WRITTEN INSTRUCTION = Extract all lines that hold the string "this".

STORED DATA =
════════════════════
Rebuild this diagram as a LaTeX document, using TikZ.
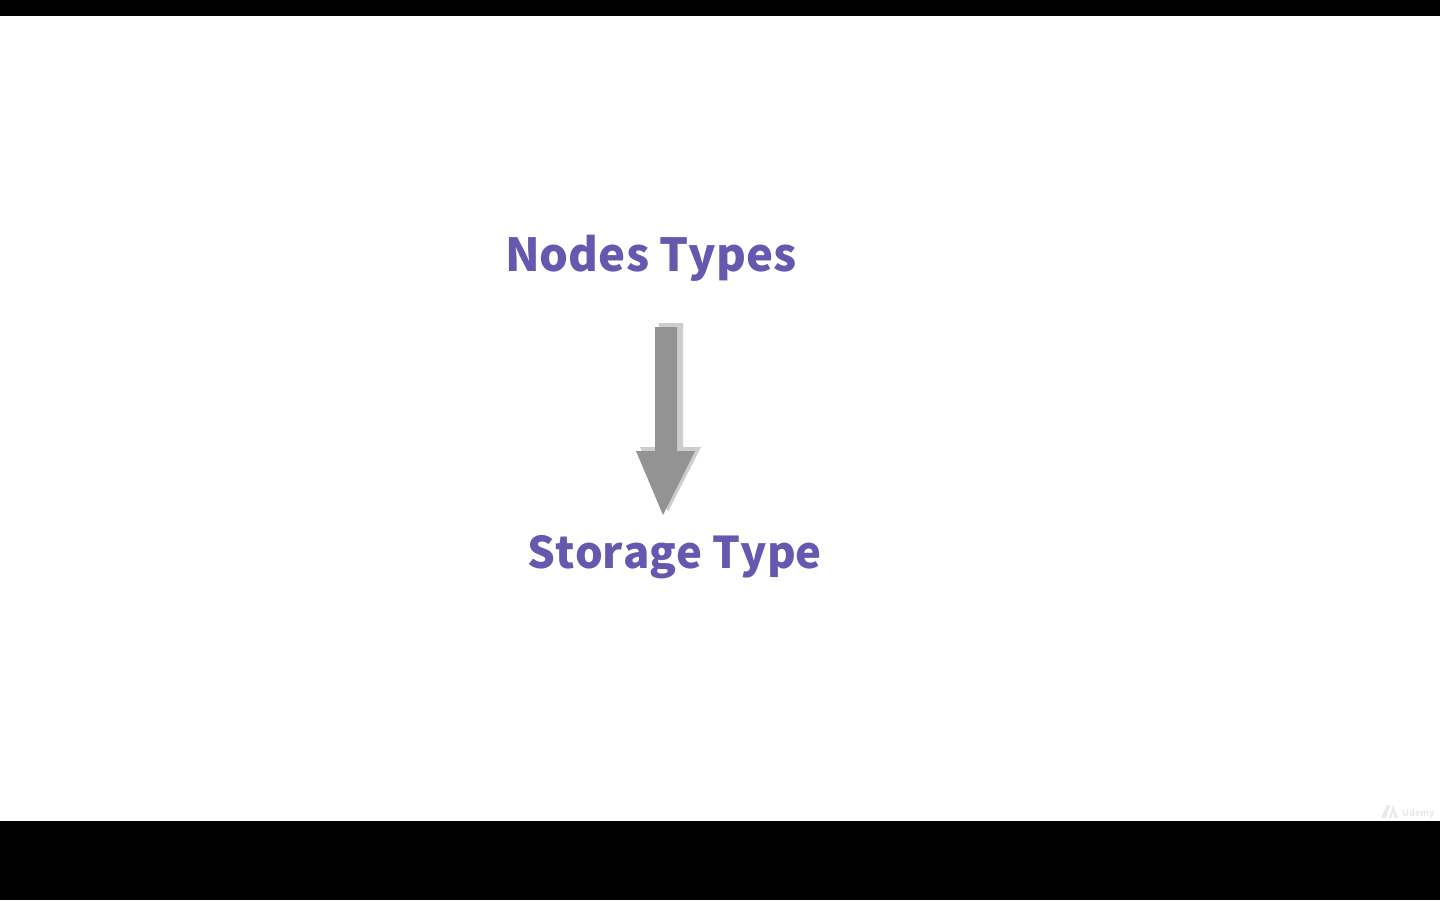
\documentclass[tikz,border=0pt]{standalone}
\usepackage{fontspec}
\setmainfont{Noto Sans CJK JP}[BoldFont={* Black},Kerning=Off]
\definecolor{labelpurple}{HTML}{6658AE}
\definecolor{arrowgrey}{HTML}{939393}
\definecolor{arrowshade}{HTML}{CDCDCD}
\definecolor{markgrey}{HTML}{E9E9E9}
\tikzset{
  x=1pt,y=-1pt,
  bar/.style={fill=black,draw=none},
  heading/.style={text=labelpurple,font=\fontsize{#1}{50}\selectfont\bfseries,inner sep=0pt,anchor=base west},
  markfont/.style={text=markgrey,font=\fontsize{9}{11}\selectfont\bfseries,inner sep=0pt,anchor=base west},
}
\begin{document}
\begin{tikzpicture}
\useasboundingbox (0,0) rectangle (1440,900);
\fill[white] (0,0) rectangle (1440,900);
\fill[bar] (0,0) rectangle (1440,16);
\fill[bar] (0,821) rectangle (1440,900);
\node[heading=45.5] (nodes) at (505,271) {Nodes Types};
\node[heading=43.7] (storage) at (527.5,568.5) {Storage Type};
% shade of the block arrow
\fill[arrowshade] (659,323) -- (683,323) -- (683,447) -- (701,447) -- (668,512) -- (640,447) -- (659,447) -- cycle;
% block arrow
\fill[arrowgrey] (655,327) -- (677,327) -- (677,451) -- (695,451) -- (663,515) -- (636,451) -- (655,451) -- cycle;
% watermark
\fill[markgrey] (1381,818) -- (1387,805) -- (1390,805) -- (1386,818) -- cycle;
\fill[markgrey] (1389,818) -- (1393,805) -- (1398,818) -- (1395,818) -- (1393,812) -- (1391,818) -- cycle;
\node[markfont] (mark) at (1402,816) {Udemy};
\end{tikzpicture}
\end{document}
════════════════════
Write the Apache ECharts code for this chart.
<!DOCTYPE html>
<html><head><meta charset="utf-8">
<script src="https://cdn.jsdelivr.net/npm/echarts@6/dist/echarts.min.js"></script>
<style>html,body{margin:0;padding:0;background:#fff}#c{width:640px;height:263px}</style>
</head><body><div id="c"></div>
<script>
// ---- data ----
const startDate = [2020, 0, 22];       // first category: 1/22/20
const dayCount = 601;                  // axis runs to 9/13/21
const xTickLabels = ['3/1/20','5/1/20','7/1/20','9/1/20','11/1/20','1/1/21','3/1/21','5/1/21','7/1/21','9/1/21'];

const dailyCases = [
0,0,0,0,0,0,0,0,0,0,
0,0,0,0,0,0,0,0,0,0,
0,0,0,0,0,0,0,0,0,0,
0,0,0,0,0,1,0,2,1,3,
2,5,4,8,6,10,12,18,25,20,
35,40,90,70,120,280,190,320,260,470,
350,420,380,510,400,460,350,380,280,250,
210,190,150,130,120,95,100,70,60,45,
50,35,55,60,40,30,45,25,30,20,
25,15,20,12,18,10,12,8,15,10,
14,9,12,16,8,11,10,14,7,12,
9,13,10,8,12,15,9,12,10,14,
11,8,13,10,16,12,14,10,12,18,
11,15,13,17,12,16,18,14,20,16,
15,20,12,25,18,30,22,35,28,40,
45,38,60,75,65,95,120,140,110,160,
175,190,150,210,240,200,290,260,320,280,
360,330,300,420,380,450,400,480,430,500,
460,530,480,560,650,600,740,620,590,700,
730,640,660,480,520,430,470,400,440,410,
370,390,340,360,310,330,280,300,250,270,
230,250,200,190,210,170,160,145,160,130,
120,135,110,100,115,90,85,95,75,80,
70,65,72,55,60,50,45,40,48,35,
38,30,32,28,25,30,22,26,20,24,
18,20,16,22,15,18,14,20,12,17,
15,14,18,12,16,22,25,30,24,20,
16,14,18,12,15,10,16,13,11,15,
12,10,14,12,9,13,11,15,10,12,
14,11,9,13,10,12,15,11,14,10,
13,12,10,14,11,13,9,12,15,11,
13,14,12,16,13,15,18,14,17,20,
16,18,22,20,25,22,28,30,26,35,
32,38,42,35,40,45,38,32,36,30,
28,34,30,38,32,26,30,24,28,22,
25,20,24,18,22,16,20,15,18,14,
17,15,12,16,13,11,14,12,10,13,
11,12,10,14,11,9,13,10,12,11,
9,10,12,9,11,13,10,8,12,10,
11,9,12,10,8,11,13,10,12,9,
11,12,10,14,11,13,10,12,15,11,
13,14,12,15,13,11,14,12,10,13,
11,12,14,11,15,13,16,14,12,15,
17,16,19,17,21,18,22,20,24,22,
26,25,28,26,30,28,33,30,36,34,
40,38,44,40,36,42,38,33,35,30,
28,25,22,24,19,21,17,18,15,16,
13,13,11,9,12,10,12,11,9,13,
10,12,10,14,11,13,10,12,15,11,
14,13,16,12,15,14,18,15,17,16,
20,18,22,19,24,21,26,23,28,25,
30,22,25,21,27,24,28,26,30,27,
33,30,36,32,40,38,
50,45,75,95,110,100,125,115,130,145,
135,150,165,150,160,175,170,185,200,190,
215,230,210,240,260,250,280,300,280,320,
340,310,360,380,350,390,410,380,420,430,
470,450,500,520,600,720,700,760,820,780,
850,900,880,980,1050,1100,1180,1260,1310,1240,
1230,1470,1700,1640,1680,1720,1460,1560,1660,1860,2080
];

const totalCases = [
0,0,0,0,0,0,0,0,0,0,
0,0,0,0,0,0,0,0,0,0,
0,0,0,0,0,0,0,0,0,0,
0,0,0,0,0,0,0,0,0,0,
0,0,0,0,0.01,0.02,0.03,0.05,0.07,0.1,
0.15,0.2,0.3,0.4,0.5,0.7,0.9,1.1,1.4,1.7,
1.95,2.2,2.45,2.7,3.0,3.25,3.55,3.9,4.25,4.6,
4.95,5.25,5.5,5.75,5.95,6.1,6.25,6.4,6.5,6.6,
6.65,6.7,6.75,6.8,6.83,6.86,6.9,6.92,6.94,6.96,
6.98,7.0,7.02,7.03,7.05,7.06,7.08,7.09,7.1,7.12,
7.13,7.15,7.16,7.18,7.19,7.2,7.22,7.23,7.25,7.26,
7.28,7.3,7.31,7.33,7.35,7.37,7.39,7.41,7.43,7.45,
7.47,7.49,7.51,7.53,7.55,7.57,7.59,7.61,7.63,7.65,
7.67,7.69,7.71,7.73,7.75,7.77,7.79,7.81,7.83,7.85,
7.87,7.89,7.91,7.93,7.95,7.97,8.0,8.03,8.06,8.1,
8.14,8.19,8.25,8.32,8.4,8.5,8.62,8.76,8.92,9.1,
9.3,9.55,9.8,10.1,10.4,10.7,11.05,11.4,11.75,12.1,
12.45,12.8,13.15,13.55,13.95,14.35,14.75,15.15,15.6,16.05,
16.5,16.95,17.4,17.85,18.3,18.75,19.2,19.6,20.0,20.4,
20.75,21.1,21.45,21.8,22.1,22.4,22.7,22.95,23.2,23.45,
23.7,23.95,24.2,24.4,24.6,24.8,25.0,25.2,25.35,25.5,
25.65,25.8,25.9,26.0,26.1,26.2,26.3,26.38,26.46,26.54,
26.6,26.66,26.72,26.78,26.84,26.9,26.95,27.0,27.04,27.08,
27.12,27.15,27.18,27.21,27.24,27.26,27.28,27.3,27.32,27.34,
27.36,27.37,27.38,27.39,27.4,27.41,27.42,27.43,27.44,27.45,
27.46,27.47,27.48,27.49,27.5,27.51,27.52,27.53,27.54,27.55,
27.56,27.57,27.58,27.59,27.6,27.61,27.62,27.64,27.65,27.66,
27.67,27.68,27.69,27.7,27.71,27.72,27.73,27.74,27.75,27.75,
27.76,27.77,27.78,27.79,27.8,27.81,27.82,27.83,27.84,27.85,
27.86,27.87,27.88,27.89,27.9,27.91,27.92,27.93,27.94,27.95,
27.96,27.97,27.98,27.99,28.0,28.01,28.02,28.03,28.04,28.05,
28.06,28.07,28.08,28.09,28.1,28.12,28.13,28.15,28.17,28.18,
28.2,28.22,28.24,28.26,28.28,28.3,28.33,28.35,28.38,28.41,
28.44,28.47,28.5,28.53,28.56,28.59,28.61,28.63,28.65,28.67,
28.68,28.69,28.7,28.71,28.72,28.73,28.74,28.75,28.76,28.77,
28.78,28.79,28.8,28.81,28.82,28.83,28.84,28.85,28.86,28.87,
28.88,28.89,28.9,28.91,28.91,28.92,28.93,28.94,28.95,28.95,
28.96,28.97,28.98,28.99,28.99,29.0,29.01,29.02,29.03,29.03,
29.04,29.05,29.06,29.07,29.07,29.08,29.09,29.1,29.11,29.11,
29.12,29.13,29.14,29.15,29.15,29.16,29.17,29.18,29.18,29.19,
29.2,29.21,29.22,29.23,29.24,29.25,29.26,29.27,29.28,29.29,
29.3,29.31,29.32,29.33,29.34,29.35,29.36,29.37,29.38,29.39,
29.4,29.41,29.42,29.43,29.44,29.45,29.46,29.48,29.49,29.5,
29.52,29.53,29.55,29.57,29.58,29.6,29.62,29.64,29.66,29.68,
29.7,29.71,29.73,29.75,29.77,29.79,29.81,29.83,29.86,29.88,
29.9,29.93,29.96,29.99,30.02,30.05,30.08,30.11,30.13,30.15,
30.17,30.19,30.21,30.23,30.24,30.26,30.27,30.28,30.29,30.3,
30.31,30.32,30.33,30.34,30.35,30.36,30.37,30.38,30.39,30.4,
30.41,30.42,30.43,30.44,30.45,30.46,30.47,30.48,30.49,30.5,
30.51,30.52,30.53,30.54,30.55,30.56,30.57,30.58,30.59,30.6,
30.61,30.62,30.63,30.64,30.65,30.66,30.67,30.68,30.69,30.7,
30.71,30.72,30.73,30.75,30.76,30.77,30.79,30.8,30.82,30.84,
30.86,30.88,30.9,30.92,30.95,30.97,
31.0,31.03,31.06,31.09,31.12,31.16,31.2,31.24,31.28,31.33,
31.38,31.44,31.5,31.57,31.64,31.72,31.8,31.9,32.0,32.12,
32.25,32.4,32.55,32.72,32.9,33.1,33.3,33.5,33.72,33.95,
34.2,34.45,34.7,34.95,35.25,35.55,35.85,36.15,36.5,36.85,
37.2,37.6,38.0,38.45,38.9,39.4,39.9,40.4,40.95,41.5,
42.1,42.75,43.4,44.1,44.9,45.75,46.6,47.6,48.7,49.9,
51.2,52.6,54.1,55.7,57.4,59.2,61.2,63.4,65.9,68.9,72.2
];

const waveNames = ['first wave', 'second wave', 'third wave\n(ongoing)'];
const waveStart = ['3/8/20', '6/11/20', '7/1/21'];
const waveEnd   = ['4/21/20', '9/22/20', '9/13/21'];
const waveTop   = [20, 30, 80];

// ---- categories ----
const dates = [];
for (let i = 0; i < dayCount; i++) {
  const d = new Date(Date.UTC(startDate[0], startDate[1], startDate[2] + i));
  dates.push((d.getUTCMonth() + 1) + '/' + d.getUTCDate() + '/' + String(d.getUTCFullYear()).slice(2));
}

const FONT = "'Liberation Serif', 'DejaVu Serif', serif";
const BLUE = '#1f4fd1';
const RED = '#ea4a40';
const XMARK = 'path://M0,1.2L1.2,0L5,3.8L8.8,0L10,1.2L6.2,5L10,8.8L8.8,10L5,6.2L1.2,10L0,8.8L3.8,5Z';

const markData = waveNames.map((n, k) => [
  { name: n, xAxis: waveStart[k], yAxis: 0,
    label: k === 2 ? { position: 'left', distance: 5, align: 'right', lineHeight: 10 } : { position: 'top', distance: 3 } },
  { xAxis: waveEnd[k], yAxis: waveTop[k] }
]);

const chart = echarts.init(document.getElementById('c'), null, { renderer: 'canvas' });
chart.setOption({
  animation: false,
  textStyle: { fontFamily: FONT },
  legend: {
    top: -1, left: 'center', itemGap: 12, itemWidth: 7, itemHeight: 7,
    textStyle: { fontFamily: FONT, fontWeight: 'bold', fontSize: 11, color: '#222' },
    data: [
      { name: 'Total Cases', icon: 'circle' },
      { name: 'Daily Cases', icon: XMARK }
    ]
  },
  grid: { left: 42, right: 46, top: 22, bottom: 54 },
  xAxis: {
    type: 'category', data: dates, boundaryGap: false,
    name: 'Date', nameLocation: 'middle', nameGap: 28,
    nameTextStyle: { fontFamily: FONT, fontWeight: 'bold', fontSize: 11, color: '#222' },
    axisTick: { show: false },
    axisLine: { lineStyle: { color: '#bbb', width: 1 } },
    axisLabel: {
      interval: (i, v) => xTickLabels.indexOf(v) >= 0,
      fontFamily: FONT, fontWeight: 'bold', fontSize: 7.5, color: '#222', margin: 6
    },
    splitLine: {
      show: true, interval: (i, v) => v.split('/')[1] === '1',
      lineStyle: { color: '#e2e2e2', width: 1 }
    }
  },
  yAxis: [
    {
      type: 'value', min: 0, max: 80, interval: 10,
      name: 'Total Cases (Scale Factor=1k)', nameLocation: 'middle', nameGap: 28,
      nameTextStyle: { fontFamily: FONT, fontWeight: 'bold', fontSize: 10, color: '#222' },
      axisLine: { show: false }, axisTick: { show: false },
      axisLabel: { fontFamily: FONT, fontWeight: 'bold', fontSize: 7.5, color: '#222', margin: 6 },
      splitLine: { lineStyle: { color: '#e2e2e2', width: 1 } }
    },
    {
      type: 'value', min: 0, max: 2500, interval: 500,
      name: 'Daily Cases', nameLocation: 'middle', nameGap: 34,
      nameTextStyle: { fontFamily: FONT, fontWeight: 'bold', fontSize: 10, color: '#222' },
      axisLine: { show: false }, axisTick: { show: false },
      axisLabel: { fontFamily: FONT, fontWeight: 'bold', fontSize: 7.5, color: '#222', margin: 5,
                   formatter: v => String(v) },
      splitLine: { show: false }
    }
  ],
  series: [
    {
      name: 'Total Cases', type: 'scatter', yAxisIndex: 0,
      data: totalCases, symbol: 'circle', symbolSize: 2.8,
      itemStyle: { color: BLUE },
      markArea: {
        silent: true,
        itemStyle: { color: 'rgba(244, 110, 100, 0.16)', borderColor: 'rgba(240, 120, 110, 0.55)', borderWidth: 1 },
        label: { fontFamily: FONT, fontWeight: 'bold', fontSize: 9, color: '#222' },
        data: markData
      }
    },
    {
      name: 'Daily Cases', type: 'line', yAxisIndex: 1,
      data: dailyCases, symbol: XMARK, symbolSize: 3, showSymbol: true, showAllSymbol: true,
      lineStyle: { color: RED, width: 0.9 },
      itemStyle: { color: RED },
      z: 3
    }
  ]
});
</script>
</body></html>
════════════════════
SOLUTION =
Rebuild this diagram as a LaTeX document, using TikZ.
Write the Apache ECharts code for this chart.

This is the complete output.